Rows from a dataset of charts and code
▼▼▼

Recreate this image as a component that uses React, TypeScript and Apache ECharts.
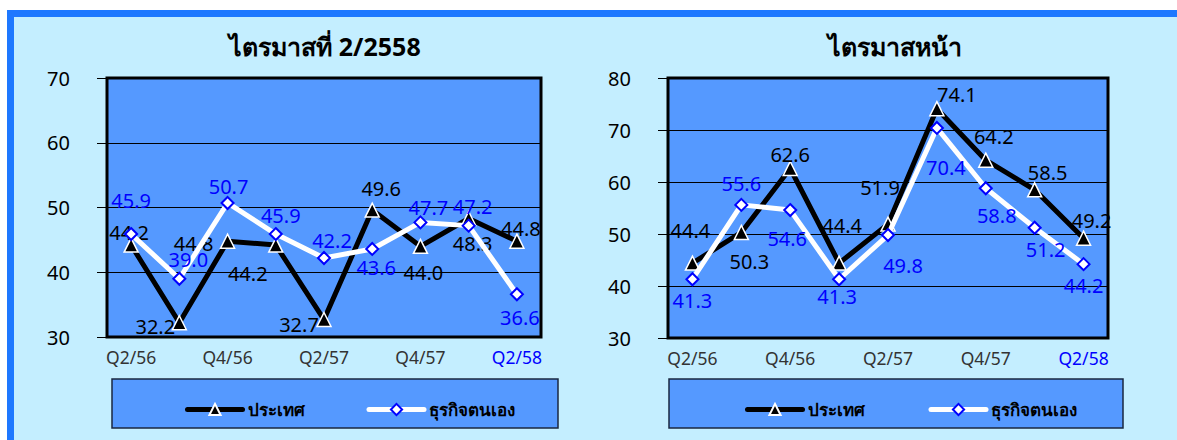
import React, { useEffect, useRef } from "react";
import * as echarts from "echarts";

const categories = ["Q2/56", "Q3/56", "Q4/56", "Q1/57", "Q2/57", "Q3/57", "Q4/57", "Q1/58", "Q2/58"];
const seriesNames = ["ประเทศ", "ธุรกิจตนเอง"];
const leftTitle = "ไตรมาสที่ 2/2558";
const rightTitle = "ไตรมาสหน้า";

const leftCountry = [44.2, 32.2, 44.8, 44.2, 32.7, 49.6, 44.0, 48.3, 44.8];
const leftOwn = [45.9, 39.0, 50.7, 45.9, 42.2, 43.6, 47.7, 47.2, 36.6];
const rightCountry = [44.4, 50.3, 62.6, 44.4, 51.9, 74.1, 64.2, 58.5, 49.2];
const rightOwn = [41.3, 55.6, 54.6, 41.3, 49.8, 70.4, 58.8, 51.2, 44.2];

// label offsets (style only)
const leftCountryOff = [[-2, -13], [-24, 4], [-34, 2], [-28, 28], [-25, 5], [9, -22], [3, 26], [4, 25], [4, -13]];
const leftOwnOff = [[0, -34], [9, -19], [1, -16], [5, -19], [8, -18], [4, 19], [8, -15], [4, -19], [3, 23]];
const rightCountryOff = [[-2, -33], [8, 29], [0, -14], [3, -38], [-8, -37], [20, -14], [8, -24], [13, -17], [8, -18]];
const rightOwnOff = [[0, 21], [0, -21], [-3, 28], [-2, 17], [15, 30], [9, 40], [11, 27], [11, 22], [0, 21]];

const FONT = "Tahoma, 'Noto Sans', sans-serif";

function mkSeries(name: string, vals: number[], offs: number[][], idx: number, black: boolean) {
  return {
    name,
    type: "line",
    xAxisIndex: idx,
    yAxisIndex: idx,
    z: black ? 2 : 3,
    symbol: black ? "triangle" : "diamond",
    symbolSize: black ? 14 : 12,
    lineStyle: { color: black ? "#000000" : "#ffffff", width: 5 },
    itemStyle: black
      ? { color: "#000000", borderColor: "#ffffff", borderWidth: 1.5 }
      : { color: "#ffffff", borderColor: "#0000ff", borderWidth: 2 },
    label: {
      show: true,
      position: "inside",
      fontSize: 20,
      fontFamily: FONT,
      color: black ? "#000000" : "#0000ff",
      formatter: (p: any) => Number(p.value).toFixed(1),
    },
    data: vals.map((v, i) => ({ value: v, label: { offset: offs[i] } })),
  };
}

export default function App() {
  const ref = useRef<HTMLDivElement>(null);
  useEffect(() => {
    if (!ref.current) return;
    const chart = echarts.init(ref.current, undefined, { renderer: "svg" });
    const xData = categories.map((c, i) =>
      i === categories.length - 1 ? { value: c, textStyle: { color: "#0000ff" } } : c
    );
    const xAxisBase = (gi: number) => ({
      type: "category",
      gridIndex: gi,
      data: xData,
      boundaryGap: true,
      axisLine: { show: false },
      axisTick: { show: false },
      axisLabel: { interval: 1, fontSize: 17.5, color: "#333333", fontFamily: FONT, margin: 11 },
    });
    const yAxisBase = (gi: number, max: number) => ({
      type: "value",
      gridIndex: gi,
      min: 30,
      max,
      interval: 10,
      axisLine: { show: false },
      axisTick: { show: true, length: 10, lineStyle: { color: "#000", width: 1 } },
      axisLabel: { fontSize: 20, color: "#000", fontFamily: FONT, margin: 37 },
      splitLine: { show: true, lineStyle: { color: "#000", width: 1 } },
    });
    const legendBase = (left: number, gap: number) => ({
      left,
      top: 396,
      itemWidth: 55,
      itemHeight: 14,
      itemGap: gap,
      data: seriesNames,
      lineStyle: { width: 5, cap: "round" },
      textStyle: { fontSize: 17, fontWeight: "bold", color: "#000", fontFamily: FONT },
    });
    chart.setOption({
      animation: false,
      backgroundColor: "#ffffff",
      graphic: [
        { type: "rect", z: -10, shape: { x: 7, y: 10, width: 1170, height: 430 }, style: { fill: "#1E78FF" } },
        { type: "rect", z: -9, shape: { x: 14, y: 17, width: 1163, height: 423 }, style: { fill: "#C4EEFF" } },
        { type: "rect", z: -8, shape: { x: 112, y: 379, width: 446, height: 49 }, style: { fill: "#5599FF", stroke: "#1a2740", lineWidth: 1.5 } },
        { type: "rect", z: -8, shape: { x: 669, y: 379, width: 454, height: 49 }, style: { fill: "#5599FF", stroke: "#1a2740", lineWidth: 1.5 } },
      ],
      title: [
        { text: leftTitle, left: 320, top: 28, textAlign: "center", textStyle: { fontSize: 25, fontWeight: "bold", color: "#000", fontFamily: FONT } },
        { text: rightTitle, left: 890, top: 28, textAlign: "center", textStyle: { fontSize: 25, fontWeight: "bold", color: "#000", fontFamily: FONT } },
      ],
      legend: [legendBase(180, 62), legendBase(740, 64)],
      grid: [
        { left: 107, top: 78, width: 434, height: 259, show: true, backgroundColor: "#5599FF", borderColor: "#000", borderWidth: 3 },
        { left: 668, top: 78, width: 440, height: 260, show: true, backgroundColor: "#5599FF", borderColor: "#000", borderWidth: 3 },
      ],
      xAxis: [xAxisBase(0), xAxisBase(1)],
      yAxis: [yAxisBase(0, 70), yAxisBase(1, 80)],
      series: [
        mkSeries(seriesNames[0], leftCountry, leftCountryOff, 0, true),
        mkSeries(seriesNames[1], leftOwn, leftOwnOff, 0, false),
        mkSeries(seriesNames[0], rightCountry, rightCountryOff, 1, true),
        mkSeries(seriesNames[1], rightOwn, rightOwnOff, 1, false),
      ],
    });
    return () => chart.dispose();
  }, []);
  return <div ref={ref} style={{ position: "absolute", left: 0, top: 0, width: 1177, height: 440 }} />;
}
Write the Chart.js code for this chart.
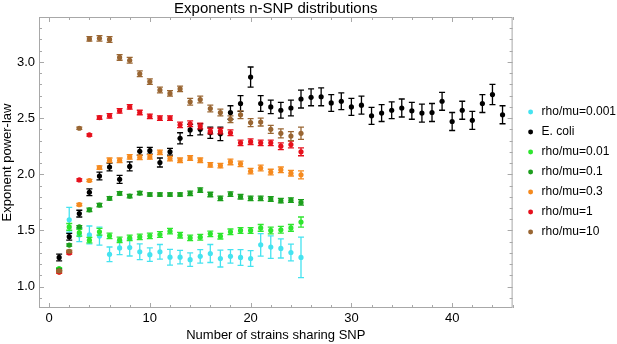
<!DOCTYPE html>
<html>
<head>
<meta charset="utf-8">
<script src="https://cdn.jsdelivr.net/npm/chart.js@4.4.1/dist/chart.umd.min.js"></script>
<style>
  html, body { margin: 0; padding: 0; background: #fff; }
</style>
</head>
<body>
<canvas id="chart" width="617" height="344"></canvas>
<script>
// x positions
const simX = [1, 2, 3, 4, 5, 6, 7, 8, 9, 10, 11, 12, 13, 14, 15, 16, 17, 18, 19, 20, 21, 22, 23, 24, 25];
const ecoliX = [1, 2, 3, 4, 5, 6, 7, 8, 9, 10, 11, 12, 13, 14, 15, 16, 17, 18, 19, 20, 21, 22, 23,
    24, 25, 26, 27, 28, 29, 30, 31, 32, 33, 34, 35, 36, 37, 38, 39, 40, 41, 42, 43, 44, 45];

// values, with error half-widths
const rho0001 = [1.15, 1.595, 1.46, 1.46, 1.45, 1.288, 1.345, 1.348, 1.31, 1.285, 1.31, 1.262, 1.262,
    1.24, 1.27, 1.295, 1.25, 1.27, 1.26, 1.25, 1.372, 1.352, 1.34, 1.304, 1.26];
const rho0001Err = [0.01, 0.11, 0.06, 0.08, 0.08, 0.065, 0.06, 0.075, 0.07, 0.06, 0.065, 0.07, 0.06,
    0.06, 0.06, 0.08, 0.075, 0.06, 0.07, 0.07, 0.1, 0.1, 0.085, 0.075, 0.18];

const ecoli = [1.26, 1.445, 1.65, 1.84, 1.985, 2.065, 1.955, 2.07, 2.205, 2.21, 2.105, 2.20, 2.32,
    2.395, 2.40, 2.37, 2.36, 2.55, 2.63, 2.865, 2.63, 2.60, 2.57, 2.59, 2.67, 2.685, 2.69, 2.635,
    2.65, 2.60, 2.615, 2.52, 2.545, 2.57, 2.59, 2.565, 2.545, 2.55, 2.65, 2.47, 2.57, 2.48, 2.63,
    2.71, 2.53];
const ecoliErr = [0.03, 0.03, 0.03, 0.03, 0.035, 0.035, 0.035, 0.04, 0.035, 0.03, 0.04, 0.03, 0.05,
    0.05, 0.05, 0.05, 0.06, 0.06, 0.07, 0.09, 0.07, 0.06, 0.07, 0.07, 0.08, 0.075, 0.08, 0.075,
    0.075, 0.075, 0.08, 0.075, 0.075, 0.075, 0.08, 0.075, 0.08, 0.08, 0.08, 0.08, 0.08, 0.08, 0.08,
    0.09, 0.08];

const rho001 = [1.16, 1.532, 1.48, 1.414, 1.488, 1.452, 1.416, 1.434, 1.443, 1.452, 1.464, 1.494,
    1.458, 1.434, 1.44, 1.47, 1.449, 1.488, 1.50, 1.50, 1.523, 1.50, 1.506, 1.523, 1.575];
const rho001Err = [0.01, 0.03, 0.03, 0.025, 0.03, 0.025, 0.025, 0.025, 0.025, 0.025, 0.025, 0.025,
    0.025, 0.025, 0.025, 0.025, 0.025, 0.025, 0.025, 0.025, 0.03, 0.03, 0.03, 0.03, 0.045];

const rho01 = [1.15, 1.37, 1.533, 1.684, 1.726, 1.786, 1.83, 1.806, 1.833, 1.82, 1.82, 1.82, 1.82,
    1.83, 1.86, 1.82, 1.786, 1.824, 1.80, 1.786, 1.786, 1.78, 1.765, 1.77, 1.75];
const rho01Err = [0.01, 0.01, 0.01, 0.015, 0.015, 0.015, 0.015, 0.015, 0.015, 0.015, 0.015, 0.015,
    0.015, 0.02, 0.02, 0.02, 0.02, 0.02, 0.02, 0.02, 0.02, 0.02, 0.02, 0.02, 0.025];

const rho03 = [1.13, 1.31, 1.73, 1.945, 2.06, 2.125, 2.125, 2.155, 2.15, 2.155, 2.195, 2.14, 2.125,
    2.145, 2.125, 2.083, 2.078, 2.11, 2.093, 2.028, 2.056, 2.02, 2.04, 2.01, 1.995];
const rho03Err = [0.01, 0.01, 0.01, 0.01, 0.015, 0.02, 0.02, 0.02, 0.02, 0.02, 0.02, 0.02, 0.02,
    0.02, 0.02, 0.02, 0.02, 0.025, 0.025, 0.025, 0.025, 0.025, 0.025, 0.025, 0.035];

const rho1 = [1.13, 1.30, 1.95, 2.35, 2.505, 2.52, 2.565, 2.60, 2.55, 2.515, 2.50, 2.50, 2.44, 2.45,
    2.43, 2.385, 2.385, 2.37, 2.28, 2.29, 2.28, 2.28, 2.25, 2.265, 2.20];
const rho1Err = [0.01, 0.01, 0.01, 0.01, 0.015, 0.02, 0.02, 0.02, 0.02, 0.02, 0.02, 0.02, 0.025,
    0.025, 0.025, 0.025, 0.025, 0.025, 0.025, 0.025, 0.025, 0.025, 0.03, 0.03, 0.035];

const rho10 = [1.14, 1.315, 2.41, 3.205, 3.21, 3.20, 3.04, 3.015, 2.895, 2.825, 2.75, 2.72, 2.76,
    2.645, 2.665, 2.585, 2.55, 2.49, 2.53, 2.46, 2.465, 2.40, 2.365, 2.34, 2.365];
const rho10Err = [0.01, 0.01, 0.01, 0.02, 0.025, 0.025, 0.025, 0.025, 0.025, 0.025, 0.025, 0.025,
    0.025, 0.03, 0.03, 0.03, 0.03, 0.03, 0.035, 0.035, 0.035, 0.035, 0.04, 0.04, 0.055];

const xTicks = [0, 10, 20, 30, 40];
const yTicks = [1.0, 1.5, 2.0, 2.5, 3.0];

const FONT = '"Liberation Sans", Arial, Helvetica, sans-serif';

function points(xs, ys, errs) {
    return xs.map((x, i) => ({ x: x, y: ys[i], err: errs[i] }));
}

function series(label, xs, ys, errs, color, order) {
    return {
        label: label,
        data: points(xs, ys, errs),
        backgroundColor: color,
        borderColor: color,
        pointRadius: 2.6,
        pointHoverRadius: 2.6,
        pointBorderWidth: 0,
        showLine: false,
        order: order
    };
}

// error bars drawn right before each dataset's points
const errorBars = {
    id: 'errorBars',
    beforeDatasetDraw(chart, args) {
        const ds = chart.data.datasets[args.index];
        const y = chart.scales.y;
        const ctx = chart.ctx;
        ctx.save();
        ctx.strokeStyle = ds.borderColor;
        ctx.lineWidth = 1.3;
        args.meta.data.forEach((pt, i) => {
            const d = ds.data[i];
            const top = y.getPixelForValue(d.y + d.err);
            const bot = y.getPixelForValue(d.y - d.err);
            const cap = 3;
            ctx.beginPath();
            ctx.moveTo(pt.x, top);
            ctx.lineTo(pt.x, bot);
            ctx.moveTo(pt.x - cap, top);
            ctx.lineTo(pt.x + cap, top);
            ctx.moveTo(pt.x - cap, bot);
            ctx.lineTo(pt.x + cap, bot);
            ctx.stroke();
        });
        ctx.restore();
    }
};

// Mathematica-like frame with inward ticks on all four sides
const frame = {
    id: 'frame',
    beforeDatasetsDraw(chart) {
        const { ctx, chartArea: a, scales: { x, y } } = chart;
        ctx.save();
        ctx.strokeStyle = '#a8a8a8';
        ctx.lineWidth = 1;
        ctx.strokeRect(a.left + 0.5, a.top + 0.5, a.right - a.left - 1, a.bottom - a.top - 1);
        ctx.beginPath();
        for (let v = -1; v <= 46; v += 1) {
            if (v % 2 !== 0) continue;
            const px = Math.round(x.getPixelForValue(v)) + 0.5;
            const len = v % 10 === 0 ? 5 : 3;
            ctx.moveTo(px, a.bottom);
            ctx.lineTo(px, a.bottom - len);
            ctx.moveTo(px, a.top);
            ctx.lineTo(px, a.top + len);
        }
        for (let k = 9; k <= 33; k++) {
            const v = k / 10;
            const py = Math.round(y.getPixelForValue(v)) + 0.5;
            const len = k % 5 === 0 ? 5 : 3;
            ctx.moveTo(a.left, py);
            ctx.lineTo(a.left + len, py);
            ctx.moveTo(a.right, py);
            ctx.lineTo(a.right - len, py);
        }
        ctx.stroke();
        ctx.restore();
    }
};

// push the legend column a few pixels away from the frame
const legendNudge = {
    id: 'legendNudge',
    afterLayout(chart) {
        if (!chart.legend) return;
        chart.legend.left += 5;
        chart.legend.right += 5;
    }
};

new Chart(document.getElementById('chart'), {
    type: 'scatter',
    data: {
        datasets: [
            series('rho/mu=0.001', simX, rho0001, rho0001Err, '#45e3f0', 6),
            series('E. coli', ecoliX, ecoli, ecoliErr, '#000000', 5),
            series('rho/mu=0.01', simX, rho001, rho001Err, '#2ee62e', 4),
            series('rho/mu=0.1', simX, rho01, rho01Err, '#1c9e1c', 3),
            series('rho/mu=0.3', simX, rho03, rho03Err, '#f58a1f', 2),
            series('rho/mu=1', simX, rho1, rho1Err, '#e6101c', 1),
            series('rho/mu=10', simX, rho10, rho10Err, '#996633', 0)
        ]
    },
    options: {
        responsive: false,
        animation: false,
        layout: { padding: { right: -4 } },
        plugins: {
            tooltip: { enabled: false },
            title: {
                display: true,
                text: 'Exponents n-SNP distributions',
                fullSize: false,
                color: '#000',
                font: { family: FONT, size: 15, weight: 'normal', lineHeight: 1 },
                padding: { top: 1, bottom: 1 }
            },
            legend: {
                position: 'right',
                align: 'center',
                labels: {
                    usePointStyle: true,
                    pointStyle: 'circle',
                    boxWidth: 10,
                    boxHeight: 3.5,
                    padding: 8,
                    color: '#000',
                    font: { family: FONT, size: 12 },
                    sort: (a, b) => a.datasetIndex - b.datasetIndex
                }
            }
        },
        scales: {
            x: {
                type: 'linear',
                min: -1,
                max: 46,
                afterFit(scale) { scale.height = 36; },
                afterBuildTicks(scale) { scale.ticks = xTicks.map(v => ({ value: v })); },
                grid: { display: false, drawTicks: false },
                border: { display: false },
                ticks: { color: '#000', padding: 3, font: { family: FONT, size: 13 } },
                title: {
                    display: true,
                    text: 'Number of strains sharing SNP',
                    color: '#000',
                    font: { family: FONT, size: 13 },
                    padding: { top: 0, bottom: 1 }
                }
            },
            y: {
                type: 'linear',
                min: 0.81,
                max: 3.4,
                afterFit(scale) { scale.width = 39; },
                afterBuildTicks(scale) { scale.ticks = yTicks.map(v => ({ value: v })); },
                grid: { display: false, drawTicks: false },
                border: { display: false },
                ticks: {
                    color: '#000',
                    padding: 4,
                    font: { family: FONT, size: 13 },
                    callback: v => v.toFixed(1)
                },
                title: {
                    display: true,
                    text: 'Exponent power-law',
                    color: '#000',
                    font: { family: FONT, size: 13 },
                    padding: { top: 0, bottom: 0 }
                }
            }
        }
    },
    plugins: [frame, errorBars, legendNudge]
});
</script>
</body>
</html>
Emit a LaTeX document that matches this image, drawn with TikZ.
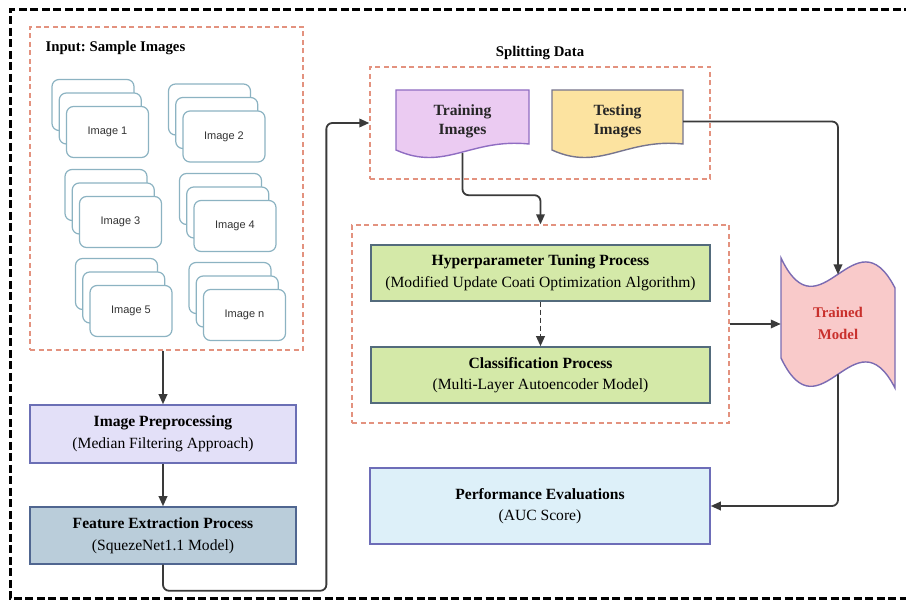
\documentclass[tikz,border=0pt]{standalone}
\usepackage{fontspec}
\setmainfont{Liberation Serif}
\newfontfamily\cardfont{Liberation Sans}
\usetikzlibrary{arrows.meta,backgrounds}
\definecolor{FlowLine}{HTML}{3A3A3A}
\definecolor{GroupRed}{HTML}{E3927F}
\definecolor{CardEdge}{HTML}{8CB3C2}
\definecolor{PrepFill}{HTML}{E3E0F8}
\definecolor{PrepEdge}{HTML}{6B6FB5}
\definecolor{FeatFill}{HTML}{BACDDA}
\definecolor{FeatEdge}{HTML}{506690}
\definecolor{TrainFill}{HTML}{EBCBF2}
\definecolor{TrainEdge}{HTML}{8F6DC2}
\definecolor{TestFill}{HTML}{FCE3A0}
\definecolor{TestEdge}{HTML}{76758F}
\definecolor{ProcFill}{HTML}{D4E9A8}
\definecolor{ProcEdge}{HTML}{536B7C}
\definecolor{EvalFill}{HTML}{DDF0F9}
\definecolor{EvalEdge}{HTML}{6D6DB8}
\definecolor{ModelFill}{HTML}{F9CACA}
\definecolor{ModelEdge}{HTML}{7B6BB2}
\definecolor{ModelText}{HTML}{C9302C}

\tikzset{
    groupbox/.style={draw=GroupRed, line width=1.3pt, dash pattern=on 5pt off 3.5pt},
    card/.style={draw=CardEdge, fill=white, line width=1.2pt, rounded corners=7pt,
        minimum width=82pt, minimum height=51pt, text=black!80,
        font=\cardfont\fontsize{11}{13}\selectfont},
    procbox/.style={draw, line width=1.5pt, align=center, inner sep=2pt,
        font=\fontsize{15.6}{21.5}\selectfont},
    docbox/.style={align=center, inner sep=0pt, text=black!85,
        font=\bfseries\fontsize{15.6}{18.5}\selectfont},
    grouplabel/.style={font=\bfseries\fontsize{14.8}{17}\selectfont},
    conn/.style={->, draw=FlowLine, line width=1.8pt, rounded corners=6pt}
}

\begin{document}
\begin{tikzpicture}[x=1pt, y=-1pt, >={Stealth[inset=0pt, length=10pt, width=8.5pt]}]
    \useasboundingbox (0,0) rectangle (906,609);

    % Outer frame
    \draw[line width=3pt, dash pattern=on 8pt off 3.5pt]
        (912,10) -- (10,10) -- (10,599) -- (912,599);

    % Input group with image stacks
    \node[groupbox, minimum width=273pt, minimum height=323pt] (input) at (166.5,188.5) {};
    \node[grouplabel, anchor=west] (inputlbl) at (42,48) {Input:\ Sample Images};
    \foreach \cx/\cy/\num in {107.5/132/1, 224/136.5/2, 120.5/222/3,
                              235/226/4, 131/311/5, 244.5/315/n} {
        \node[card] (img\num-back) at (\cx-14.5,\cy-27) {};
        \node[card] (img\num-mid) at (\cx-7.25,\cy-13.5) {};
        \node[card] (img\num) at (\cx,\cy) {Image \num};
    }

    % Preprocessing and features
    \node[procbox, draw=PrepEdge, fill=PrepFill, minimum width=266pt, minimum height=58pt]
        (prep) at (163,434) {\textbf{Image Preprocessing}\\(Median Filtering Approach)};
    \node[procbox, draw=FeatEdge, fill=FeatFill, minimum width=266pt, minimum height=57pt]
        (feat) at (163,535.5) {\textbf{Feature Extraction Process}\\(SquezeNet1.1 Model)};

    % Splitting data
    \node[groupbox, minimum width=340pt, minimum height=112pt] (split) at (540,123) {};
    \node[grouplabel] (splitlbl) at (540,53) {Splitting Data};
    \node[docbox, minimum width=133pt, minimum height=63pt] (train) at (462.5,121.5) {Training\\Images};
    \node[docbox, minimum width=131pt, minimum height=63pt] (test) at (617.5,121.5) {Testing\\Images};

    % Tuning and classification
    \node[groupbox, minimum width=377pt, minimum height=198pt] (ml) at (540.5,324) {};
    \node[procbox, draw=ProcEdge, fill=ProcFill, minimum width=339pt, minimum height=56pt]
        (hyper) at (540.5,273) {\textbf{Hyperparameter Tuning Process}\\(Modified Update Coati Optimization Algorithm)};
    \node[procbox, draw=ProcEdge, fill=ProcFill, minimum width=339pt, minimum height=56pt]
        (class) at (540.5,375) {\textbf{Classification Process}\\(Multi-Layer Autoencoder Model)};

    % Evaluation
    \node[procbox, draw=EvalEdge, fill=EvalFill, minimum width=340pt, minimum height=76pt]
        (perf) at (540,506) {\textbf{Performance Evaluations}\\(AUC Score)};

    % Trained model
    \node[align=center, inner sep=0pt, text=ModelText, minimum width=114pt, minimum height=130pt,
        font=\bfseries\fontsize{14.8}{22}\selectfont] (tm) at (838,323) {Trained\\Model};
    \coordinate (tmtop) at (838,274.5);
    \coordinate (tmbot) at (838,374.5);

    % Wavy outlines
    \begin{scope}[on background layer]
        \filldraw[draw=TrainEdge, fill=TrainFill, line width=1.4pt]
            (396,90) -- (529,90) -- (529,144) .. controls (470,138) and (445,172) .. (396,150) -- cycle;
        \filldraw[draw=TestEdge, fill=TestFill, line width=1.4pt]
            (552,90) -- (683,90) -- (683,144) .. controls (625,138) and (600,172) .. (552,150) -- cycle;
        \filldraw[draw=ModelEdge, fill=ModelFill, line width=1.4pt]
            (781,258) .. controls (820,340) and (855,210) .. (895,288) -- (895,388)
            .. controls (855,310) and (820,440) .. (781,358) -- cycle;
    \end{scope}

    % Connectors
    \draw[conn] (input.south -| prep.north) -- (prep.north);
    \draw[conn] (prep) -- (feat);
    \draw[conn] (feat.south) -- ++(0,26) -| ([xshift=-43pt]split.west) -- (split.west);
    \draw[conn] (train.south) -- ++(0,42) -| (ml.north);
    \draw[conn, dash pattern=on 5pt off 3pt] (hyper) -- (class);
    \draw[conn] (test.east) -| (tmtop);
    \draw[conn] (ml.east) -- (ml.east -| tm.west);
    \draw[conn] (tmbot) |- (perf.east);
\end{tikzpicture}
\end{document}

▲▲▲

_WHAT IS ASKED:_ Gather and return every line that holds the string "drawn".

_COMPLETED EXERCISE:_
// error bars drawn right before each dataset's points
Emit a LaTeX document that matches this image, drawn with TikZ.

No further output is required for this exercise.